Walking around Copley Square this morning, the telltale signs of the yearly Boston Marathon were all there: The aluminum-insulated blankets, a million cheap sponsored water bottles, college students pretending to not be violently inebriated at ten in the morning, freshly screen-printed t-shirts worn by the families of runners. But look more closely, and you’ll see signs of change.
The look and practices of both professional and amateur runners making the great 26.2-mile trek have changed significantly in the last handful of years, largely thanks to the rise of wearable tech. Gone are the days of the cheapo pedometer and, as many proud spouses and fans informed me on Boylston Street today, the ubiquitous FitBit is no longer considered the cutting edge. That only counts steps and other vital signs, and technology has now started to actively assist runners. In fact, at least one runner on the tarmac today wouldn’t have been able to make the journey at all without the help of cutting-edge wearables.
Erich Manser of Littleton suffers from retinitis pigmentosa, a degenerative eye condition that has caused his sight to gradually worsen since he was five. Manser has become something of a legendary athlete, completing fifteen marathons and holding an Ironman swimming world record. Many of his accomplishments came with the help of a guide, but on Monday, the 44-year-old ran with wearable technology from AT&T service Aira, which helped him navigate through the course with a remote assistant named Jessica based all the way out in San Diego.
Aira has tested remarkably well as a wearable aid for the visually impaired in day-to-day life, but Manser’s needs require that Jessica not only navigate him through a massive crowd of runners, but provide efficient directions for an athlete moving at a considerable speed. The equipment has never been tested under these conditions before, and Manser’s feedback will be considered by the company when continuing to develop the software.
“Generally when I have David, my sighted guide, I have him running on my left and we’re each holding the end of a tether,” he told Boston.com in a recent interview. “Jessica will be giving me real quick-hit reference visuals. For Jessica to be there to say, ‘OK, you have a gentleman here on your right who’s inching his way in,’ that will allow me to call out in some way to alert him that he’s kinda wandering into my lane.”

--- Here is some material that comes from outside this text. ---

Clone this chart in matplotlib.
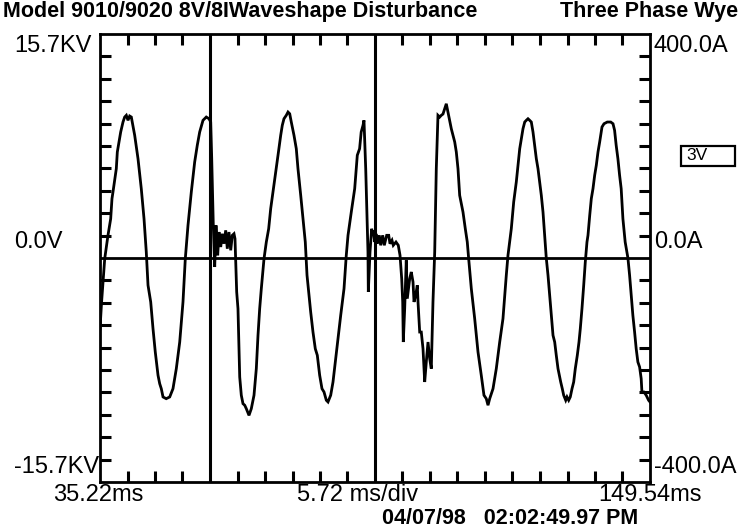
import matplotlib
matplotlib.use("Agg")
import matplotlib.pyplot as plt
from matplotlib.patches import Rectangle
import numpy as np

plt.rcParams['font.family'] = ['Liberation Sans', 'DejaVu Sans']

# Axis scale of the recorder screen
T_START = 35.22
T_END = 149.54
V_MAX = 15.7
N_DIV = 20
MARKERS_DIV = [4, 10]  # full height cursor lines

title_left = "Model 9010/9020 8V/8IWaveshape Disturbance"
title_right = "Three Phase Wye"
left_labels = ["15.7KV", "0.0V", "-15.7KV"]
right_labels = ["400.0A", "0.0A", "-400.0A"]
bottom_labels = ["35.22ms", "5.72 ms/div", "149.54ms"]
stamp = "04/07/98   02:02:49.97 PM"
channel = "3V"

# Waveform: time (ms), voltage (kV)
t_ms = [35.22, 35.55, 36.20, 36.88, 37.44, 37.71, 37.92, 38.61, 38.82, 39.52,
        40.00, 40.35, 40.69, 41.04, 41.39, 41.73, 42.43, 43.12, 43.80, 44.37,
        44.84, 45.20, 45.76, 46.24, 46.71, 47.28, 47.63, 47.96, 48.32, 48.98,
        49.71, 50.39, 51.08, 51.79, 52.47, 52.95, 53.51, 54.20, 54.90, 55.44,
        55.94, 56.63, 57.31, 57.88, 58.23, 58.44, 58.77, 59.06, 59.33, 59.68,
        59.95, 60.31, 60.64, 60.99, 61.35, 61.68, 62.03, 62.39, 62.72, 63.07,
        63.28, 63.63, 63.90, 64.26, 64.59, 64.94, 65.30, 65.63, 66.19, 66.67,
        67.23, 67.71, 68.06, 68.41, 68.75, 69.31, 69.79, 70.28, 70.70, 71.18,
        71.66, 72.22, 72.78, 73.11, 73.46, 73.94, 74.30, 74.65, 74.98, 75.54,
        76.02, 76.37, 76.94, 77.41, 77.89, 78.25, 78.60, 79.01, 79.49, 79.97,
        80.39, 80.88, 81.36, 81.78, 82.26, 82.61, 83.17, 83.65, 84.13, 84.69,
        85.25, 85.94, 86.41, 86.77, 87.45, 88.16, 88.70, 89.18, 89.51, 89.89,
        90.09, 90.45, 90.72, 90.92, 90.99, 91.34, 91.69, 91.90, 92.03, 92.32,
        92.59, 92.86, 93.27, 93.56, 93.98, 94.31, 94.81, 95.23, 95.50, 95.91,
        96.18, 96.74, 97.22, 97.58, 97.93, 98.14, 98.26, 98.55, 98.88, 99.09,
        99.59, 99.92, 100.28, 100.49, 100.84, 101.17, 101.32, 101.67, 102.00, 102.36,
        102.71, 103.04, 103.40, 103.75, 104.08, 104.43, 104.79, 105.12, 105.47, 105.83,
        106.16, 106.51, 106.87, 107.20, 107.55, 108.24, 108.95, 109.28, 109.63, 109.98,
        110.67, 111.15, 111.56, 111.85, 112.40, 113.10, 113.79, 114.47, 115.03, 115.51,
        115.87, 116.22, 116.91, 117.59, 118.30, 118.98, 119.67, 120.02, 120.71, 121.21,
        121.75, 122.46, 123.14, 123.50, 123.83, 124.18, 124.53, 124.87, 125.22, 125.57,
        125.91, 126.26, 126.61, 126.95, 127.30, 127.65, 127.98, 128.34, 128.69, 129.02,
        129.38, 129.73, 130.06, 130.42, 130.98, 131.31, 131.60, 132.02, 132.29, 132.64,
        132.97, 133.33, 133.68, 134.01, 134.43, 134.78, 135.05, 135.40, 135.76, 136.09,
        136.44, 136.65, 137.01, 137.34, 137.69, 138.04, 138.38, 138.73, 139.08, 139.29,
        139.56, 139.98, 140.66, 141.37, 141.85, 142.18, 142.51, 142.87, 143.22, 143.55,
        143.91, 144.38, 144.95, 145.30, 145.63, 145.98, 146.34, 146.67, 147.02, 147.38,
        147.71, 147.86, 148.27, 148.75, 149.25, 149.54]
volts_kv = [-4.96, -3.08, -0.05, 1.59, 2.75, 4.16, 4.63, 6.26, 7.43, 8.83,
            9.53, 9.88, 10.00, 9.65, 9.95, 9.88, 8.60, 6.96, 4.86, 2.75,
            0.42, -1.91, -3.08, -4.96, -6.59, -8.22, -8.81, -9.16, -9.74, -9.86,
            -9.74, -9.16, -7.76, -5.89, -3.08, -0.05, 2.29, 4.63, 6.73, 7.90,
            8.83, 9.65, 9.88, 9.76, 9.53, 6.96, 2.29, -0.63, 2.29, 0.19,
            1.82, 0.77, 1.70, 1.00, 1.94, 0.65, 1.82, 0.54, 1.59, 1.70,
            1.35, -2.38, -3.55, -8.34, -9.62, -10.21, -10.32, -10.56, -11.03, -10.56,
            -9.62, -7.76, -5.42, -3.55, -2.15, -0.05, 1.12, 2.05, 3.46, 4.63,
            5.80, 7.20, 8.60, 9.30, 9.76, 10.00, 10.23, 10.11, 9.53, 8.60,
            7.66, 6.26, 4.39, 2.75, 1.12, -1.21, -2.38, -3.78, -5.19, -6.36,
            -6.82, -8.22, -9.16, -9.39, -9.97, -10.09, -9.62, -8.69, -7.29, -5.66,
            -4.02, -2.15, 0.19, 1.59, 3.22, 4.86, 7.20, 7.66, 8.83, 9.30,
            9.65, 6.26, 2.75, 0.42, -2.38, 0.42, 2.05, 1.59, 1.94, 1.12,
            1.70, 1.00, 1.59, 0.89, 1.59, 0.89, 1.59, 1.59, 1.00, 1.24,
            0.89, 1.12, 0.89, 0.19, -1.45, -3.08, -5.89, -3.55, -0.16, -2.85,
            -1.45, -0.98, -1.68, -3.08, -2.61, -1.91, -3.08, -5.19, -5.19, -6.36,
            -8.69, -7.29, -5.89, -7.06, -7.76, -3.08, 0.42, 6.26, 10.00, 9.88,
            10.00, 10.09, 10.46, 10.81, 10.23, 9.06, 8.13, 7.43, 6.26, 4.39,
            3.22, 2.05, 1.12, -0.05, -2.15, -4.25, -6.59, -8.22, -9.62, -9.86,
            -10.32, -9.86, -9.16, -7.76, -5.89, -4.25, -1.21, 0.19, 2.05, 3.93,
            5.33, 7.66, 9.06, 9.53, 9.65, 9.76, 9.65, 9.53, 8.83, 7.90,
            6.96, 6.26, 5.33, 4.39, 3.22, 1.59, 0.00, -1.21, -2.61, -4.02,
            -5.42, -5.89, -6.82, -7.76, -8.69, -9.16, -9.62, -9.97, -9.74, -9.97,
            -9.74, -9.16, -8.69, -7.76, -6.82, -5.89, -4.96, -3.55, -1.91, -0.28,
            1.12, 1.59, 2.99, 4.16, 4.86, 5.80, 6.50, 7.43, 8.13, 8.60,
            9.18, 9.41, 9.53, 9.53, 9.41, 8.95, 7.90, 6.96, 5.80, 4.86,
            2.75, 1.12, 0.00, -1.21, -2.61, -4.02, -5.19, -6.36, -7.29, -7.64,
            -8.46, -9.39, -9.39, -9.62, -9.97, -10.09]

W, H = 740, 531
fig = plt.figure(figsize=(W / 100, H / 100), dpi=100)
ax = fig.add_axes([100 / W, 1 - 482 / H, 550 / W, 448 / H])


def px(x, y):
    # figure pixel -> figure fraction
    return x / W, 1 - y / H


ax.plot(t_ms, volts_kv, color="black", lw=2.0, solid_joinstyle="miter")
ax.axhline(0, color="black", lw=2.0)

div = (T_END - T_START) / N_DIV
for d in MARKERS_DIV:
    ax.axvline(T_START + d * div, color="black", lw=2.2)

ax.set_xlim(T_START, T_END)
ax.set_ylim(-V_MAX, V_MAX)
xt = [T_START + k * div for k in range(1, N_DIV) if k not in MARKERS_DIV]
yt = [V_MAX * k / 10 for k in range(-9, 10) if k != 0]
ax.set_xticks(xt)
ax.set_yticks(yt)
ax.tick_params(direction="in", length=8, width=2.2, top=True, right=True,
               labelbottom=False, labelleft=False)
for s in ax.spines.values():
    s.set_linewidth(2.0)

big = 17
bold = 15.5
fig.text(*px(3, 12), title_left, ha="left", va="center", size=bold, weight="bold")
fig.text(*px(738, 12), title_right, ha="right", va="center", size=bold, weight="bold")

for lab, y in zip(left_labels, [46, 242, 467]):
    fig.text(*px(14, y), lab, ha="left", va="center", size=big)
for lab, y in zip(right_labels, [46, 242, 467]):
    fig.text(*px(654, y), lab, ha="left", va="center", size=big)
for lab, x in zip(bottom_labels, [98, 358, 650]):
    fig.text(*px(x, 495), lab, ha="center", va="center", size=big)

fig.text(*px(510, 519), stamp, ha="center", va="center", size=bold, weight="bold")

fig.add_artist(Rectangle(px(681, 166), 54 / W, 20 / H, transform=fig.transFigure,
                         fill=False, lw=1.6, edgecolor="black"))
fig.text(*px(686, 156), channel, ha="left", va="center", size=12.5)

fig.savefig("out.png", dpi=100)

While Manser will be experimenting with technology in a more high-stakes scenario than most runners incorporating wearables into their training regimen, a number of spectators pointed to the wide variety of watches and clips worn by the majority of the runners as they passed. Of the 30,000 runners who entered this year’s event, most are running as a hobby, but many closer to the front of the race sported some impressive tech, as well. Most of the names dropped are items released in just the past few months, making this the marathon debut for some pricey accessories.
The January release of the Garmin Fenix 5S impressed many observers, while the Suunto Spartan Ultra users wondered whether their ownership was being lusted after or bragged about. Both wearables have all the GPS, step-counting, music-playing capabilities of the gadgets listed above, plus battery lives lasting over twenty-four hours, even with all apps running.
Some math for you: The average battery life of a runner’s wearable clocks in somewhere around five hours and the average time it takes for a runner to complete the Boston Marathon is just about four-and-a-half hours. The extra boost of the Garmin or Suunto brands became a must for some competitors, even though its price tag can creep as high as $800. While I noticed a handful of them on the course, most bright bands I caught sight of were marketed for the runner who’s doing it for themselves.
“It’d be nice to have one of the fancy ones,” Thomas the 27-year-old husband of a runner in the marathon, told me. “Maybe if we just didn’t need to pay rent for a month or something.”
He cited his wife’s Pebble 2, which markets around $130, as the more sensible option for runners who are looking more for a personal challenge than to break any records. Like many other wearables in the $75-$200 range, the Pebble 2 can time a run, monitor heart rate, connect to other running apps, and has a battery life that can last up to a full week. Comparable models include the Polar M400, the MioSlice, and the now-ubiquitous FitBit.
Watches are not the only new tools that have become ubiquitous on the course over the past few years. Bluetooth headphones of various sizes, shapes, and brands could be seen in the ears of nearly every runner. Other products that are less popular, but too unusual not to mention, include a $200 pair of smart-socks, a step-sensing smart-hat, and a smart shoe, which hasn’t taken off with runners quite yet due to faulty performance in past years. The primary function of the new Altra Q smart shoe model is safety, as it provides you with data that helps you to not grind your joints into a fine dust. There’s also a smart bra due to be released later this year.
There are very few runners of any caliber that don’t acknowledge the need to adapt in order to stay competitive. While some of the older runners on the course proudly kept it old school, even those who had begun running marathons before “smart” was ever a prefix seem to have quietly accepted it as a way of the future.
“Nothing I ever needed,” said David, 64, who ran the Marathon three times in his forties. “But everyone’s got their toys. I got an iPad last year, you know.”